- _Material_
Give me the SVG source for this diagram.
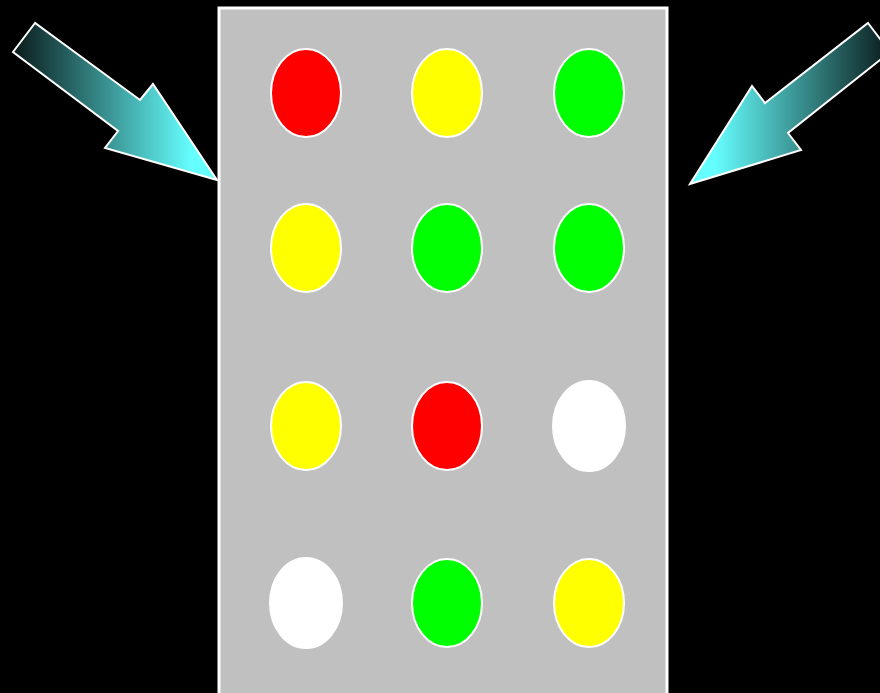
<svg xmlns="http://www.w3.org/2000/svg" width="880" height="693" viewBox="0 0 880 693">
<defs>
<linearGradient id="gl" gradientUnits="userSpaceOnUse" x1="13" y1="0" x2="217" y2="0">
<stop offset="0" stop-color="#0a1a1a"/>
<stop offset="0.88" stop-color="#66ffff"/>
<stop offset="1" stop-color="#66ffff"/>
</linearGradient>
<linearGradient id="gr" gradientUnits="userSpaceOnUse" x1="890" y1="0" x2="690" y2="0">
<stop offset="0" stop-color="#0a1a1a"/>
<stop offset="0.88" stop-color="#66ffff"/>
<stop offset="1" stop-color="#66ffff"/>
</linearGradient>
<style>
.arrow{stroke:#fff;stroke-width:2;stroke-linejoin:miter}
.dot{stroke:#fff;stroke-width:2}
.red{fill:#ff0000}.yel{fill:#ffff00}.grn{fill:#00ff00}.wht{fill:#fff}
</style>
</defs>
<rect width="880" height="693" fill="#000"/>
<g id="panel"><rect x="219" y="8" width="448" height="700" fill="#c0c0c0" stroke="#fff" stroke-width="3"/></g>
<g id="connectors">
<polygon id="arrow-left" class="arrow" fill="url(#gl)" points="35,23 13,52 118,131 105,148 217,180 153,84 140,100"/>
<polygon id="arrow-right" class="arrow" fill="url(#gr)" points="868,23 890,52 788,133 801,150 690,184 752,86 765,103"/>
</g>
<g id="n1"><ellipse class="dot red" cx="306" cy="93" rx="35" ry="44"/></g>
<g id="n2"><ellipse class="dot yel" cx="447" cy="93" rx="35" ry="44"/></g>
<g id="n3"><ellipse class="dot grn" cx="589" cy="93" rx="35" ry="44"/></g>
<g id="n4"><ellipse class="dot yel" cx="306" cy="248" rx="35" ry="44"/></g>
<g id="n5"><ellipse class="dot grn" cx="447" cy="248" rx="35" ry="44"/></g>
<g id="n6"><ellipse class="dot grn" cx="589" cy="248" rx="35" ry="44"/></g>
<g id="n7"><ellipse class="dot yel" cx="306" cy="426" rx="35" ry="44"/></g>
<g id="n8"><ellipse class="dot red" cx="447" cy="426" rx="35" ry="44"/></g>
<g id="n9"><ellipse class="dot wht" cx="589" cy="426" rx="36" ry="45"/></g>
<g id="n10"><ellipse class="dot wht" cx="306" cy="603" rx="36" ry="45"/></g>
<g id="n11"><ellipse class="dot grn" cx="447" cy="603" rx="35" ry="44"/></g>
<g id="n12"><ellipse class="dot yel" cx="589" cy="603" rx="35" ry="44"/></g>
</svg>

- _Exercise prompt_
Except for the pictures, copy the material above exactly.

- _Reply to the exercise_
Give me the SVG source for this diagram.
<svg xmlns="http://www.w3.org/2000/svg" width="880" height="693" viewBox="0 0 880 693">
<defs>
<linearGradient id="gl" gradientUnits="userSpaceOnUse" x1="13" y1="0" x2="217" y2="0">
<stop offset="0" stop-color="#0a1a1a"/>
<stop offset="0.88" stop-color="#66ffff"/>
<stop offset="1" stop-color="#66ffff"/>
</linearGradient>
<linearGradient id="gr" gradientUnits="userSpaceOnUse" x1="890" y1="0" x2="690" y2="0">
<stop offset="0" stop-color="#0a1a1a"/>
<stop offset="0.88" stop-color="#66ffff"/>
<stop offset="1" stop-color="#66ffff"/>
</linearGradient>
<style>
.arrow{stroke:#fff;stroke-width:2;stroke-linejoin:miter}
.dot{stroke:#fff;stroke-width:2}
.red{fill:#ff0000}.yel{fill:#ffff00}.grn{fill:#00ff00}.wht{fill:#fff}
</style>
</defs>
<rect width="880" height="693" fill="#000"/>
<g id="panel"><rect x="219" y="8" width="448" height="700" fill="#c0c0c0" stroke="#fff" stroke-width="3"/></g>
<g id="connectors">
<polygon id="arrow-left" class="arrow" fill="url(#gl)" points="35,23 13,52 118,131 105,148 217,180 153,84 140,100"/>
<polygon id="arrow-right" class="arrow" fill="url(#gr)" points="868,23 890,52 788,133 801,150 690,184 752,86 765,103"/>
</g>
<g id="n1"><ellipse class="dot red" cx="306" cy="93" rx="35" ry="44"/></g>
<g id="n2"><ellipse class="dot yel" cx="447" cy="93" rx="35" ry="44"/></g>
<g id="n3"><ellipse class="dot grn" cx="589" cy="93" rx="35" ry="44"/></g>
<g id="n4"><ellipse class="dot yel" cx="306" cy="248" rx="35" ry="44"/></g>
<g id="n5"><ellipse class="dot grn" cx="447" cy="248" rx="35" ry="44"/></g>
<g id="n6"><ellipse class="dot grn" cx="589" cy="248" rx="35" ry="44"/></g>
<g id="n7"><ellipse class="dot yel" cx="306" cy="426" rx="35" ry="44"/></g>
<g id="n8"><ellipse class="dot red" cx="447" cy="426" rx="35" ry="44"/></g>
<g id="n9"><ellipse class="dot wht" cx="589" cy="426" rx="36" ry="45"/></g>
<g id="n10"><ellipse class="dot wht" cx="306" cy="603" rx="36" ry="45"/></g>
<g id="n11"><ellipse class="dot grn" cx="447" cy="603" rx="35" ry="44"/></g>
<g id="n12"><ellipse class="dot yel" cx="589" cy="603" rx="35" ry="44"/></g>
</svg>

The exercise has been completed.